** START OF Provided material **

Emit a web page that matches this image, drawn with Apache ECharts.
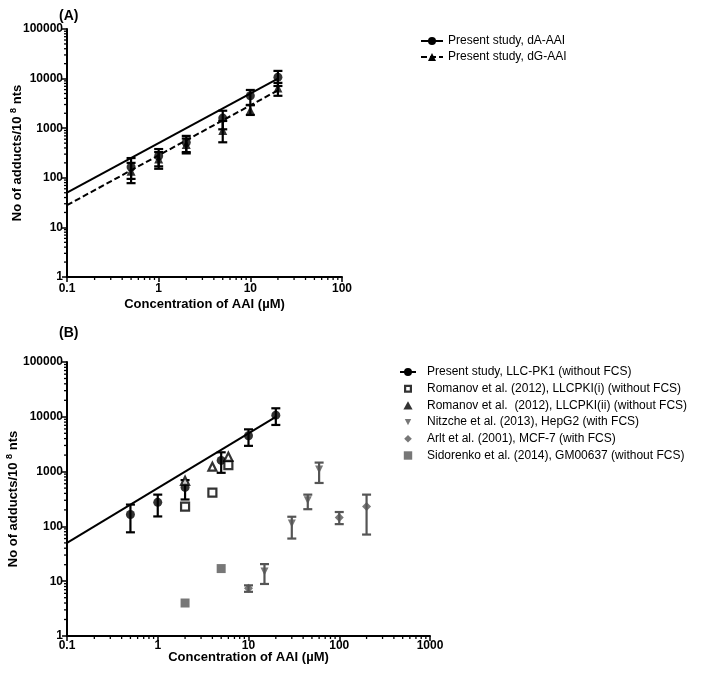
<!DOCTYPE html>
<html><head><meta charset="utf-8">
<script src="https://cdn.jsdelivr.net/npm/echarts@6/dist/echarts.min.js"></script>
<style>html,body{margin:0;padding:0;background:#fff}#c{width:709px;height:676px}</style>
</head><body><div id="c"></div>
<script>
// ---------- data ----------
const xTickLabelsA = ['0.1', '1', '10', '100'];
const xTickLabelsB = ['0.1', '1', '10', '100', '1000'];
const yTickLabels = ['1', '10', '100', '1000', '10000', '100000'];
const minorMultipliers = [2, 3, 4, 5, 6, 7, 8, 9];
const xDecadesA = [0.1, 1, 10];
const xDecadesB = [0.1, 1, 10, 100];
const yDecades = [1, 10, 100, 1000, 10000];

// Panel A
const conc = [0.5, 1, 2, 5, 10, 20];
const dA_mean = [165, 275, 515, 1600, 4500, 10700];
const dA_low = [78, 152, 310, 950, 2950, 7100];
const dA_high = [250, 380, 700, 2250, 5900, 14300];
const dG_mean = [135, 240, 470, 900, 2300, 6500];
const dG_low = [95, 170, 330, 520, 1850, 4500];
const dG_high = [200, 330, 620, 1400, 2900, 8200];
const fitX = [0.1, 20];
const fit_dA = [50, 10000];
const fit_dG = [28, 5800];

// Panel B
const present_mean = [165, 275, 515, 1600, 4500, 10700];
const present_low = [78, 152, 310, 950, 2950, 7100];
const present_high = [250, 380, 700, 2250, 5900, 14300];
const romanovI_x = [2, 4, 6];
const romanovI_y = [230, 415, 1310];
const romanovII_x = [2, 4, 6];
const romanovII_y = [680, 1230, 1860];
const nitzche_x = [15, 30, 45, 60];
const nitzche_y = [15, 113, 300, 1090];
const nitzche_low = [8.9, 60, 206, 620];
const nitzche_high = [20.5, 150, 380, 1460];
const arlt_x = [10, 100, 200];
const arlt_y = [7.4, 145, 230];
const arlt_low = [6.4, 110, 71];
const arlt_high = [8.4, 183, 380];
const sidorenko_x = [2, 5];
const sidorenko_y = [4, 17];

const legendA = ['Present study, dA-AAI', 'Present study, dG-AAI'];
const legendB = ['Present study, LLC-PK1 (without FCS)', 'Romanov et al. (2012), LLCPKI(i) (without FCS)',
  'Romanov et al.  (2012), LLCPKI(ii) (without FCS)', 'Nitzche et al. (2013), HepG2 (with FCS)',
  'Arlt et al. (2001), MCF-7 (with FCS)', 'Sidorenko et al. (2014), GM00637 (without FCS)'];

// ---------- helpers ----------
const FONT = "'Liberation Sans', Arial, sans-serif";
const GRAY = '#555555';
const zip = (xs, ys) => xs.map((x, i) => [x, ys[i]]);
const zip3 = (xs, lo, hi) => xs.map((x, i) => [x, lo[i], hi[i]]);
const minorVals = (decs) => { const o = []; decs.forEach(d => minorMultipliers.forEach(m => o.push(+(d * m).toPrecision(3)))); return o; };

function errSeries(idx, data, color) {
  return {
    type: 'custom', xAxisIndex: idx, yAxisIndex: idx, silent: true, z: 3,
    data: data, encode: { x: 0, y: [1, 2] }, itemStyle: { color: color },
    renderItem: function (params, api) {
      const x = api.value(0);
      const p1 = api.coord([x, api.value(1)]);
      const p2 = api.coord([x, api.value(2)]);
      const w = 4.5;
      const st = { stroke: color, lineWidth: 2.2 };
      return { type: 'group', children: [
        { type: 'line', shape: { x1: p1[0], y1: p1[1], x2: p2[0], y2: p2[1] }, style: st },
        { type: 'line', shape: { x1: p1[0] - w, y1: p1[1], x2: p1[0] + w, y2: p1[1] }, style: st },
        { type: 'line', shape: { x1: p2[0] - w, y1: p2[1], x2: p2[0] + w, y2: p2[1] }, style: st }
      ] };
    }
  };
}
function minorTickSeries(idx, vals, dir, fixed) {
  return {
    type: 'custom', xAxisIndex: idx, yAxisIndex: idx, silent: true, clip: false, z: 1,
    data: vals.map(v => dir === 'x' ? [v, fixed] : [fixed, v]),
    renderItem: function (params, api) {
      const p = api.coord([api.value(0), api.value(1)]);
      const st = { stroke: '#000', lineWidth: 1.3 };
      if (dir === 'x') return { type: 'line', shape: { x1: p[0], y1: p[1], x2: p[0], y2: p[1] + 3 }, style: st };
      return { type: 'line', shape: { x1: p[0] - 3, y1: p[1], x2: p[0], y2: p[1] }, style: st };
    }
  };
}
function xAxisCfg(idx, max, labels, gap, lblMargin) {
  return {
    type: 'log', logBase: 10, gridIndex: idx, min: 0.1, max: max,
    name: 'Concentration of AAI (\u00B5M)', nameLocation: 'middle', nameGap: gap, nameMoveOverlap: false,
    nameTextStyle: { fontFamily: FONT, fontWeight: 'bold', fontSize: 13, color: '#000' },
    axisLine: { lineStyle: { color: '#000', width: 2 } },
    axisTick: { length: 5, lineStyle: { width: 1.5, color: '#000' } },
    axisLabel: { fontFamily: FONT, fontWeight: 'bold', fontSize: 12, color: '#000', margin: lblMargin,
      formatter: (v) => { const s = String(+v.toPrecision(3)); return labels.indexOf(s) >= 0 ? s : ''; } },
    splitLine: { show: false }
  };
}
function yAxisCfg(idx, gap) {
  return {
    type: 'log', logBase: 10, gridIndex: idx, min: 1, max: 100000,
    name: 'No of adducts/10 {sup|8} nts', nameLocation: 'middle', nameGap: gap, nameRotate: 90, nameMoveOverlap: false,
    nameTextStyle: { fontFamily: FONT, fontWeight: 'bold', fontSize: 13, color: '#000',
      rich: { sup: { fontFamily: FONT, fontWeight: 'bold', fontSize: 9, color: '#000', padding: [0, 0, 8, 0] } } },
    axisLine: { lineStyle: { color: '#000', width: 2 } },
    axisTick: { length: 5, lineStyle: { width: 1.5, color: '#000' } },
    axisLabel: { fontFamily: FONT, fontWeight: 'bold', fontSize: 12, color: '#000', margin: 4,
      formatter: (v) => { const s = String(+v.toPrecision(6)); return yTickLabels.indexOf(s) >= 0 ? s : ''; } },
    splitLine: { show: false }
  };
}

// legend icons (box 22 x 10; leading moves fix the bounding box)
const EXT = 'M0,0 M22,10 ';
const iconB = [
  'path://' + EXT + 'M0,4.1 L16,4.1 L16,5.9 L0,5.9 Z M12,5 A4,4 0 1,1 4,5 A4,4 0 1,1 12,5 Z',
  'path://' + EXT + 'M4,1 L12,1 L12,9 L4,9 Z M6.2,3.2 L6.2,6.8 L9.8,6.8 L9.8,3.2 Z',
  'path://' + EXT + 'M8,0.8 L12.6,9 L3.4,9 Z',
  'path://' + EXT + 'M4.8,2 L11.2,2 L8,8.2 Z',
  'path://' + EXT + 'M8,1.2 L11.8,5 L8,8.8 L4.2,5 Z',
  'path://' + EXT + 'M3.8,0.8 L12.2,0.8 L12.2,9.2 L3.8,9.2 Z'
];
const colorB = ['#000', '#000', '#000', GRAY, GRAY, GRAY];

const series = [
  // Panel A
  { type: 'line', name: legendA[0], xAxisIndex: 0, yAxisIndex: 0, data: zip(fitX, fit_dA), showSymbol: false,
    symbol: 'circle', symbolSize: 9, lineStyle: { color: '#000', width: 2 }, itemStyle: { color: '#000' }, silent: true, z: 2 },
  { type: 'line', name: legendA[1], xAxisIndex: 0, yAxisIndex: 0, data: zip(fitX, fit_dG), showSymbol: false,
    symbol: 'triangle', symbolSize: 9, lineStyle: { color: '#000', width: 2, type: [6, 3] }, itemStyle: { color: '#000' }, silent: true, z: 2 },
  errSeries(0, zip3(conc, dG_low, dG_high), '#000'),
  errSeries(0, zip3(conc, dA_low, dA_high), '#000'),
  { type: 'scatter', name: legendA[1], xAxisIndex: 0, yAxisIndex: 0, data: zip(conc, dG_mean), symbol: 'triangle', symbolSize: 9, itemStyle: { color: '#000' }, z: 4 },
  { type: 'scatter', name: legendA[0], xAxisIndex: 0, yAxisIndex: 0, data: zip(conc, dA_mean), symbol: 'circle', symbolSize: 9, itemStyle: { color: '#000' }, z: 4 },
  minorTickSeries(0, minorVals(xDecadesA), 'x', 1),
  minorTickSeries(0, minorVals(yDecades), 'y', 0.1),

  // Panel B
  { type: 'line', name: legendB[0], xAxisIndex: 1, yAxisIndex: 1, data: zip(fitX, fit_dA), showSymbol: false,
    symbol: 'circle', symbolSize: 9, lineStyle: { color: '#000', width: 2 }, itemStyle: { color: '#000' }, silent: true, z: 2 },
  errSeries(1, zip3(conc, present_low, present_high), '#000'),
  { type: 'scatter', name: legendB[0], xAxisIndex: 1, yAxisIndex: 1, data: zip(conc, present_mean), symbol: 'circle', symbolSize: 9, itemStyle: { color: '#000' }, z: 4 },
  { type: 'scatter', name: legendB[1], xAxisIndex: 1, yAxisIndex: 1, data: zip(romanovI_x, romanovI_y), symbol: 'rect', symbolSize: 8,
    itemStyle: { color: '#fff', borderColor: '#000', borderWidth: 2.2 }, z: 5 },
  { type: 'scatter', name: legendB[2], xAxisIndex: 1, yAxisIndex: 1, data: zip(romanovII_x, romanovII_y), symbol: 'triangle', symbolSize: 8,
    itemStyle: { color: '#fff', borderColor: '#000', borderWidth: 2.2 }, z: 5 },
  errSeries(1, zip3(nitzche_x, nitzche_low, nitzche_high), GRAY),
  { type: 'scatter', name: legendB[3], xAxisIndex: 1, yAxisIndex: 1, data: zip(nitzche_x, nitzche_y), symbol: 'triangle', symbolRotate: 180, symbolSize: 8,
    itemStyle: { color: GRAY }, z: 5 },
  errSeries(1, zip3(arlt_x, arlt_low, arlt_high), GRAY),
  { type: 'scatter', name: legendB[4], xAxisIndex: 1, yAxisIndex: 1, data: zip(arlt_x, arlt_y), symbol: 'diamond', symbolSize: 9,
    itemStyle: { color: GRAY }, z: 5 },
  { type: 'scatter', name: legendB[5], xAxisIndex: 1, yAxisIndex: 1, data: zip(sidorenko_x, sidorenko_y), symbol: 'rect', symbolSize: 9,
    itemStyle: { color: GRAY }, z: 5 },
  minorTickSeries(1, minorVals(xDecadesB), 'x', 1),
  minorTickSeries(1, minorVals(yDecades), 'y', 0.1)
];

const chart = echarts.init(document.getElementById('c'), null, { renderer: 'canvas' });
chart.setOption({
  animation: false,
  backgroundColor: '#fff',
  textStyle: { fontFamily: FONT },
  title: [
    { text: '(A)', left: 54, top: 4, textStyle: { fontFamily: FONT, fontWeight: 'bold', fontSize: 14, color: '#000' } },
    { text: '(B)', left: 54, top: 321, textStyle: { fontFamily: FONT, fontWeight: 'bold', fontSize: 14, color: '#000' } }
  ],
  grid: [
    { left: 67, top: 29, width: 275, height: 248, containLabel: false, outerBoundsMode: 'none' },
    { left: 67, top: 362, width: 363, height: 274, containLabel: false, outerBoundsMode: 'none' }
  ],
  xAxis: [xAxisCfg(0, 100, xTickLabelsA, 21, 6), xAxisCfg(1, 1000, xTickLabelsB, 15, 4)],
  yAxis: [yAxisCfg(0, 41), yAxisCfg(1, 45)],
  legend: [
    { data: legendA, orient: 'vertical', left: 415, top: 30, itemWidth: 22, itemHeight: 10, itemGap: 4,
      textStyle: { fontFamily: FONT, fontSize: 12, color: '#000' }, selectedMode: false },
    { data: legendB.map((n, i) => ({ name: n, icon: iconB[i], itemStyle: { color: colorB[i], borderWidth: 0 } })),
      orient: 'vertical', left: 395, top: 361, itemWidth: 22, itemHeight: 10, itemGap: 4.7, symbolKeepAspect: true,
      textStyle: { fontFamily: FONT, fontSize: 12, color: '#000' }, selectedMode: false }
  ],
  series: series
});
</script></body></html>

** END OF Provided material **

| Exercise brief |
In the data above, please extract the lines from the first one through the line with "const fit_dG = [28, 5800];", exactly, and keep pictures out.

| Result below |
Emit a web page that matches this image, drawn with Apache ECharts.
<!DOCTYPE html>
<html><head><meta charset="utf-8">
<script src="https://cdn.jsdelivr.net/npm/echarts@6/dist/echarts.min.js"></script>
<style>html,body{margin:0;padding:0;background:#fff}#c{width:709px;height:676px}</style>
</head><body><div id="c"></div>
<script>
// ---------- data ----------
const xTickLabelsA = ['0.1', '1', '10', '100'];
const xTickLabelsB = ['0.1', '1', '10', '100', '1000'];
const yTickLabels = ['1', '10', '100', '1000', '10000', '100000'];
const minorMultipliers = [2, 3, 4, 5, 6, 7, 8, 9];
const xDecadesA = [0.1, 1, 10];
const xDecadesB = [0.1, 1, 10, 100];
const yDecades = [1, 10, 100, 1000, 10000];

// Panel A
const conc = [0.5, 1, 2, 5, 10, 20];
const dA_mean = [165, 275, 515, 1600, 4500, 10700];
const dA_low = [78, 152, 310, 950, 2950, 7100];
const dA_high = [250, 380, 700, 2250, 5900, 14300];
const dG_mean = [135, 240, 470, 900, 2300, 6500];
const dG_low = [95, 170, 330, 520, 1850, 4500];
const dG_high = [200, 330, 620, 1400, 2900, 8200];
const fitX = [0.1, 20];
const fit_dA = [50, 10000];
const fit_dG = [28, 5800];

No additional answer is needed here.